How to stay positive during the Coronavirus!

How to stay positive during the Coronavirus!

When the news is all doom and gloom—as it has been since the outbreak of the coronavirus, it’s hard for even the most optimistic among us to stay positive. It’s true that we need to take this virus seriously. It’s capable of causing severe illness and death. It’s easy to stay focused on those calamities: they seem to be the only topics covered on local and national news.

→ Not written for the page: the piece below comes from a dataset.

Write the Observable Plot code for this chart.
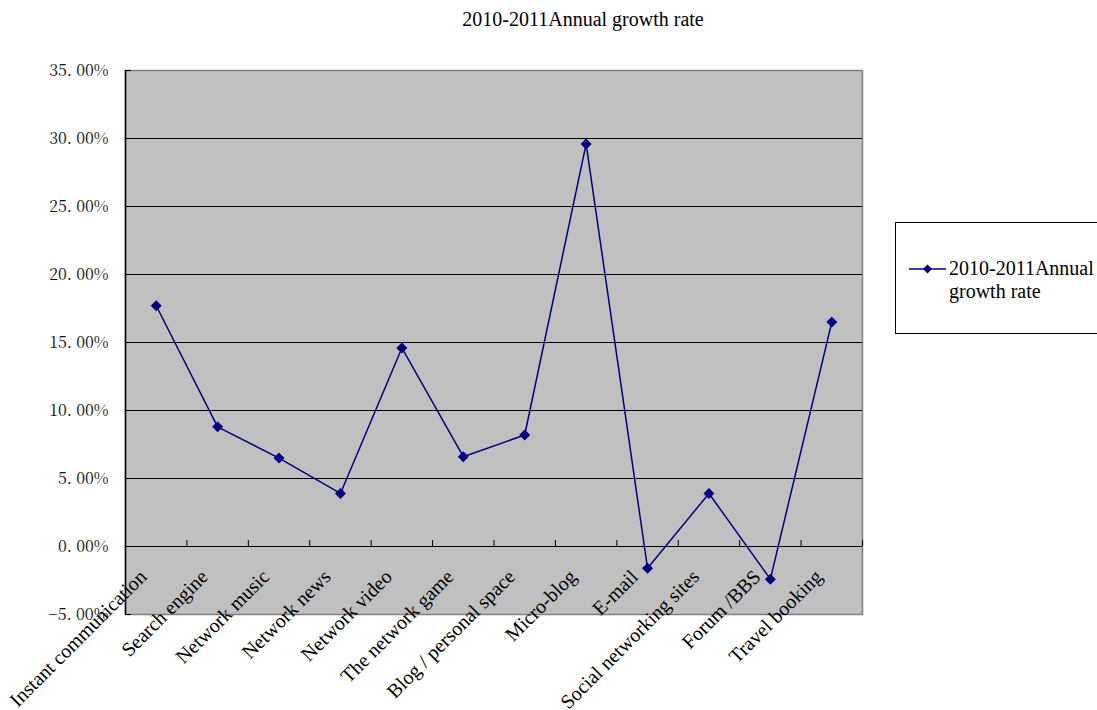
<!DOCTYPE html>
<html>
<head>
<meta charset="utf-8">
<script src="https://cdn.jsdelivr.net/npm/d3@7"></script>
<script src="https://cdn.jsdelivr.net/npm/@observablehq/plot@0.6"></script>
<style>
  html, body { margin: 0; padding: 0; background: white; overflow: hidden; }
  #wrap { position: relative; width: 1097px; height: 710px; overflow: hidden; }
  #title { position: absolute; top: 8px; left: 583px; transform: translateX(-50%); white-space: nowrap;
           font-family: "Liberation Serif", "Times New Roman", serif; font-size: 20px; color: #000; }
  #legend { position: absolute; left: 895px; top: 222px; width: 230px; height: 110px; border: 1px solid #000;
            background: white; font-family: "Liberation Serif", "Times New Roman", serif; font-size: 20px; line-height: 23px; }
  #legend svg { position: absolute; left: 12px; top: 40px; }
  #legend .txt { position: absolute; left: 53px; top: 34px; }
</style>
</head>
<body>
<div id="wrap">
  <div id="chart"></div>
  <div id="title"></div>
  <div id="legend"></div>
</div>
<script>
const titleText = "2010-2011Annual growth rate";
const seriesName = "2010-2011Annual growth rate";
const categories = [
  "Instant communication", "Search engine", "Network music", "Network news",
  "Network video", "The network game", "Blog / personal space", "Micro-blog",
  "E-mail", "Social networking sites", "Forum /BBS", "Travel booking"
];
const growth = [17.7, 8.8, 6.5, 3.9, 14.6, 6.6, 8.2, 29.6, -1.6, 3.9, -2.4, 16.5];
const yTicks = [-5, 0, 5, 10, 15, 20, 25, 30, 35];
const yGrid = [0, 5, 10, 15, 20, 25, 30];

const data = categories.map((c, i) => ({category: c, idx: i + 0.5, value: growth[i]}));
const boundaries = d3.range(1, categories.length + 1);
const fmt = d => (d < 0 ? "\u2212" : "") + Math.abs(d).toFixed(2).replace(".", ". ") + "%";

const navy = "#000080";
const serif = "'Liberation Serif', 'Times New Roman', serif";
const cjkSerif = "'Noto Serif CJK SC', 'Liberation Serif', serif";

const chart = Plot.plot({
  width: 1097,
  height: 710,
  marginLeft: 125,
  marginRight: 235,
  marginTop: 70,
  marginBottom: 96,
  x: {type: "linear", domain: [0, categories.length], axis: null},
  y: {domain: [-5, 35], axis: null},
  style: {fontFamily: serif, fontSize: "20px", background: "transparent", color: "black", overflow: "visible"},
  marks: [
    Plot.frame({fill: "#C0C0C0", stroke: "#808080", strokeWidth: 1.5}),
    Plot.ruleY(yGrid, {stroke: "black", strokeWidth: 1}),
    Plot.ruleX([0], {stroke: "black", strokeWidth: 1.5}),
    Plot.ruleX(boundaries, {y1: 0, y2: 0, insetTop: -6, stroke: "black"}),
    Plot.ruleY(yTicks, {x1: 0, x2: 0, insetRight: -6, stroke: "black"}),
    Plot.text(yTicks, {x: 0, y: d => d, text: fmt, textAnchor: "end", dx: -17, fontSize: 16, fill: "#111", fontFamily: cjkSerif}),
    Plot.line(data, {x: "idx", y: "value", stroke: navy, strokeWidth: 1.5}),
    Plot.dot(data, {x: "idx", y: "value", symbol: "diamond2", r: 4, fill: navy, stroke: navy}),
    Plot.text(data, {x: "idx", y: 0, text: "category", rotate: -45, textAnchor: "end", dx: -13, dy: 27, fill: "black", fontFamily: serif})
  ]
});
document.getElementById("chart").appendChild(chart);

document.getElementById("title").textContent = titleText;

const lg = document.getElementById("legend");
const words = seriesName.split("Annual ");
lg.innerHTML = `<svg width="40" height="12"><line x1="1" x2="38" y1="6" y2="6" stroke="${navy}" stroke-width="1.5"/>
  <path d="M19.5,1.5 L24,6 L19.5,10.5 L15,6 Z" fill="${navy}"/></svg>
  <div class="txt">${words[0]}Annual<br>${words[1]}</div>`;
</script>
</body>
</html>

But those thoughts would be counterproductive. Obviously, there are things you need to know about the coronavirus outbreak to protect yourself and those around you, but you do not need to become a COVID-19 expert, nor do you need to hear about every unpleasant detail from dawn until bedtime. Instead, focus on the positive so that you have the energy and resolve needed to weather this storm. Here are some things you can do:

  1. Limit your intake. You could watch 24-hour news channels, listen to dire warnings on the radio, or visit countless websites and be bombarded with the angst of the moment. Instead, choose a single news source and decide how much limited time you’ll spend with it each day. Then stick to your plan.

 

  1. Watch a funny video. Thanks to the huge popularity of YouTube, there are thousands of videos that can help you take your mind off current events, if only for three minutes at a time. Start to bookmark the funniest among them so you can return for a repeat viewing whenever things feel gloomy.

 

  1. Look after your neighbors. You may be at low risk of severe consequences from the virus, but it may not be the same for your neighbours whose immune systems are compromised. The act of checking in on them (keeping 2 metres apart, of course) will not only make them feel good, it will make you feel good and remind you that there are others for whom this predicament is even more stressful.

 

  1. Send gifts in the mail. It may not be wise to drop in on your loved ones with some fresh-baked goodies, so send them a card or gift in the mail. Unexpected treats can be a huge pick-me-up-in times of stress. This is especially valuable to the elderly who are living in nursing homes. Many facilities have closed their doors to all visitors, making residents feel even more isolated and vulnerable.

 

  1. Take a daily inventory. Close your day, every day, with a positive acknowledgement of something you accomplished, learned or are grateful for. It will help dilute some of the negativity you’ve absorbed and remind you that not everything that’s happening right now is bad or depressing.

In times of constant negative messaging, you need an antidote so that you can keep your positive attitude and march forward with determination and hope. Be deliberate in activities that are positive, heartwarming, stress reducing and laughter inducing! Together we will get through this!